Hier soir, Nick Cave and the Bad Seeds offrait une écoute en streaming sur Youtube de leur dernier album : "Ghosteen". Double album concept dont vous trouverez l'explication par Nick Cave himself facilement. J'ai plutôt l'envie, ici, de témoigner de cette expérience bouleversante de la veille. Des amis étaient passés à l'improviste pour l'anniversaire de ma femme ; un peu de champagne, des bougies, une conversation animée et sympathique. Mais l'heure de la diffusion du dernier opus de l'Australien arrive! Je branche mon smartphone sur l'ampli, les amis s'en vont, il reste un fond de champagne dans la coupe, les bougies se consument encore, une annonce apparaît à l'écran, puis des nuages psychédéliques et, enfin, la musique. Dès les premières notes, les choses sont claires ; Ghosteen s'inscrira dans la droite ligne de Skeleton Tree. Il est fort à parier que d'ici quelques années, ces deux albums seront systématiquement associés comme Kid A et Amnesiac (Radiohead). Ou s'agira-t-il d'un triptyque? Là où Skeleton Tree nous racontait le traumatisme inhérent à la perte brutale de son fils (comme le documentaire "One More Time with Feelings" qui lui est associé), Ghosteen nous invite au coeur du processus de deuil tel qu'il est vécu singulièrement par les différents membres de la famille. Il ne s'agit plus d'évoquer l'instantanéité de la mort violente mais les effets au long cours de l'absence dont on comprend qu'elle sera irrémédiable. Une absence qui, paradoxalement, s'impose par sa présence en creux, encryptée : l'âme hantée par un jeune fantôme...

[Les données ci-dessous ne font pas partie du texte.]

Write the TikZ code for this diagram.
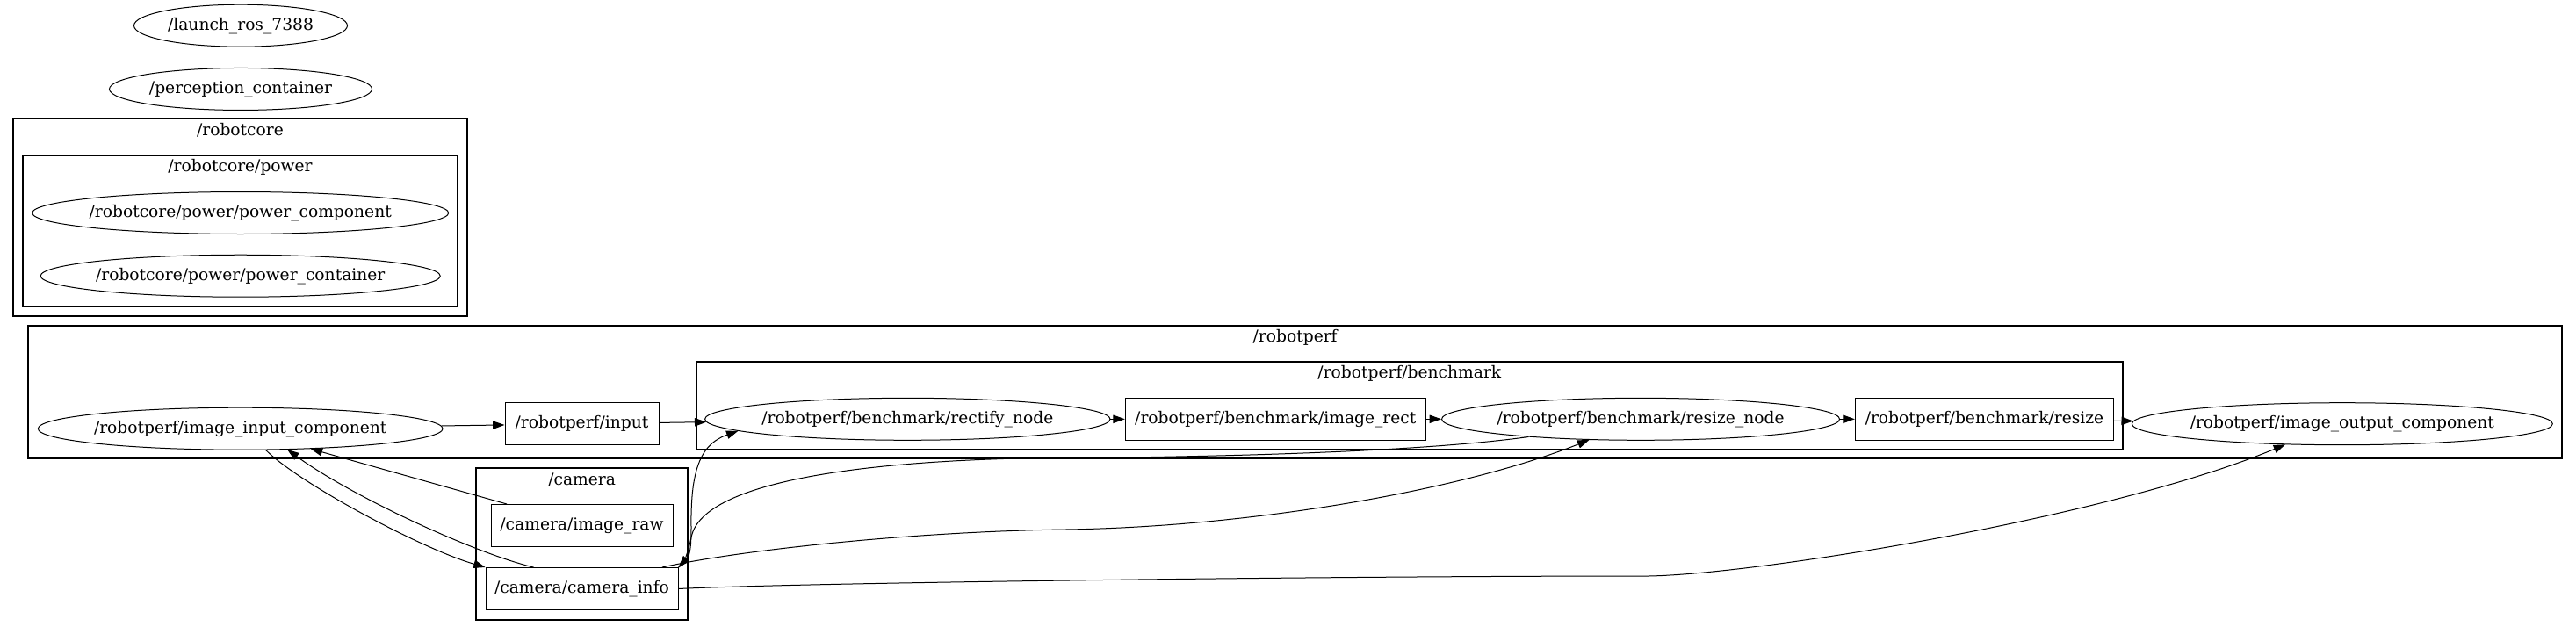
\documentclass[tikz,border=0pt]{standalone}
\usepackage{fontspec}
\setmainfont{DejaVu Serif}
\usetikzlibrary{arrows.meta,shapes}
\tikzset{
    block/.style = {draw, rectangle, line width=0.75pt,
        minimum height=36pt, inner xsep=2pt,
        text height=10.5pt, text depth=3pt},
    comp/.style = {draw, ellipse, line width=0.75pt,
        minimum height=36pt, inner xsep=-8pt,
        text height=10.5pt, text depth=3pt},
    cluster/.style = {draw, rectangle, line width=1.5pt},
    clabel/.style = {anchor=north, inner sep=4.5pt,
        text height=10.5pt, text depth=3pt},
    arrow/.style = {draw, line width=0.75pt, -{Triangle[length=10pt,width=7pt]}}
}
\begin{document}
\begin{tikzpicture}[x=0.75pt, y=-0.75pt, font=\fontsize{14pt}{17pt}\selectfont]
        \useasboundingbox (0,0) rectangle (2933,721);
        \node [cluster, minimum width=387.75pt, minimum height=168.75pt, label={[clabel]north:/robotcore}] at (273.5,247.5) (robotcore) {};
        \node [cluster, minimum width=371.8pt, minimum height=129.45pt, label={[clabel]north:/robotcore/power}] at (273.55,263) (power) {};
        \node [cluster, minimum width=2163.5pt, minimum height=113.7pt, label={[clabel]north:/robotperf}] at (1474.65,446.5) (robotperf) {};
        \node [cluster, minimum width=1218.2pt, minimum height=75pt, label={[clabel]north:/robotperf/benchmark}] at (1604.85,461.7) (bench) {};
        \node [cluster, minimum width=180.5pt, minimum height=129.5pt, label={[clabel]north:/camera}] at (662.65,619.35) (camera) {};
        \node [comp, minimum width=182.25pt] at (274,29.2) (launch) {/launch\_ros\_7388};
        \node [comp, minimum width=224.25pt, below of=launch, node distance=54.2pt] (percont) {/perception\_container};
        \node [comp, minimum width=355.5pt] at (273.7,242.5) (pwrcomp) {/robotcore/power/power\_component};
        \node [comp, minimum width=341.25pt, below of=pwrcomp, node distance=53.8pt] (pwrcont) {/robotcore/power/power\_container};
        \node [comp, minimum width=345.6pt] at (273.7,488.2) (inpcomp) {/robotperf/image\_input\_component};
        \node [block, minimum width=131.25pt] at (662.5,482.7) (input) {/robotperf/input};
        \node [comp, minimum width=346pt] at (1033.3,477.3) (rectify) {/robotperf/benchmark/rectify\_node};
        \node [block, minimum width=256.5pt, right of=rectify, node distance=314.25pt] (imrect) {/robotperf/benchmark/image\_rect};
        \node [comp, minimum width=339.75pt, right of=imrect, node distance=311.8pt] (resnode) {/robotperf/benchmark/resize\_node};
        \node [block, minimum width=220.8pt, right of=resnode, node distance=293.6pt] (resize) {/robotperf/benchmark/resize};
        \node [comp, minimum width=359.25pt] at (2666.8,482.7) (outcomp) {/robotperf/image\_output\_component};
        \node [block, minimum width=155.25pt] at (662.5,598.5) (imraw) {/camera/image\_raw};
        \node [block, minimum width=164.25pt, below of=imraw, node distance=54pt] (caminfo) {/camera/camera\_info};
        \draw [arrow] (inpcomp) -- (input);
        \draw [arrow] (input) -- (rectify);
        \draw [arrow] (rectify) -- (imrect);
        \draw [arrow] (imrect) -- (resnode);
        \draw [arrow] (resnode) -- (resize);
        \draw [arrow] (resize) -- (outcomp);
        \draw [arrow] (inpcomp.-40) .. controls (340,550) and (480,625) .. (caminfo.north west);
        \draw [arrow] (caminfo.156) .. controls (540,630) and (400,565) .. (inpcomp.-24);
        \draw [arrow] (imraw.164) -- (inpcomp.-16);
        \draw [arrow] (caminfo.north east) .. controls (785,640) and (787,630) .. (787,600) .. controls (786,530) and (800,505) .. (rectify.184);
        \draw [arrow] (resnode.189) .. controls (1620,514) and (1400,521) .. (1160,522) .. controls (1000,526) and (800,545) .. (787,612) .. controls (784,628) and (778,640) .. (caminfo.north east);
        \draw [arrow] (caminfo.15) .. controls (850,625) and (1050,605) .. (1213,603) .. controls (1420,600) and (1660,560) .. (resnode.202);
        \draw [arrow] (caminfo.east) .. controls (900,664) and (1500,656) .. (1877,656) .. controls (2000,654) and (2400,590) .. (outcomp.200);
    \end{tikzpicture}
\end{document}
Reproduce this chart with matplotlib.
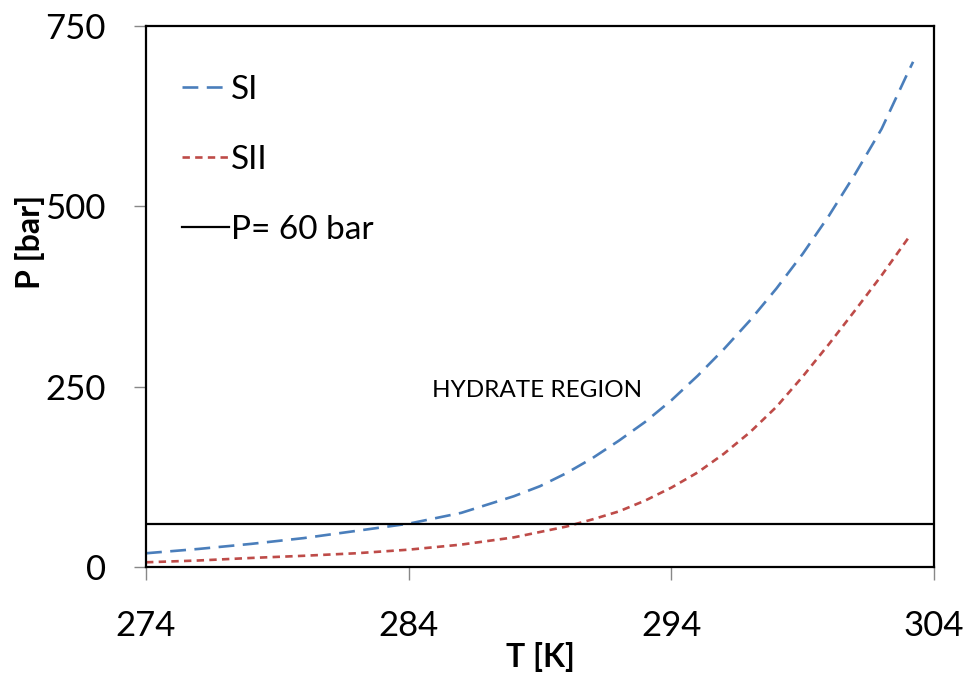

Sur le plan musical, pas une note de guitare, pas un son de batterie : les nappes de son ami Warren Ellis, un piano, une basse et la voix de Nick Cave qui déambule à travers ce décor sonore flottant jusqu'à se révéler en voix de tête comme jamais le chanteur ne l'avait fait jusqu'ici. Il va en perdre du public, un peu. Ceux qui se disaient : "Bon allez! Un album de deuil et puis, on est reparti!". Mais la vie, ça ne marche pas comme ça et Nick Cave ne trahit pas la vie. Sa musique a toujours été parfaitement en phase avec ce qu'il était au moment de l'écrire. Je l'ai aimé dans The Birthday Party autant que dans sa phase mystico-brésilienne, dans ses ballades meurtrières, en crooner déjanté, lyrique accompagné de choeurs de Gospel, ... J'aime Nick Cave parce que, précisément, il ne se trahit pas. Il est ce qu'il écrit. "Ne devrait-on pas écouter son oeuvre sans se préoccuper du drame qui l'affecte?", ai-je déjà lu. C'est absurde! Ce serait comme regarder l'auto-portrait de Vincent Van Gogh sans prêter attention au fait qu'il s'est réellement coupé l'oreille, ou regarder l'Unplugged de Nirvana sans le lier au suicide de Kurt Cobain qu'il commettra peu de temps après. L'oeuvre et la vie, chez Nick Cave, s'entremêlent jusqu'à se confondre. On peut détester ça ou adorer. On peut en être gêné. J'en ai été bouleversé hier soir, une fois encore.
Dans mon salon, les flammes vacillantes des bougies, le champagne presque achevé, je me sentais en connexion avec sans doute des dizaines de milliers de personnes de par le monde, avec ces inconnus qui, comme moi, se sont arrêtés, se sont posés pour partager avec l'artiste cette magnifique musique intime. Nick Cave se soutient de façon assumée de cette connexion éprouvée avec son public. "You are where you are", adresse-t-il probablement à son fils disparu, mais j'aime penser qu'il me l'adressait aussi à moi, et à chacune des personnes présentes au rendez-vous hier soir.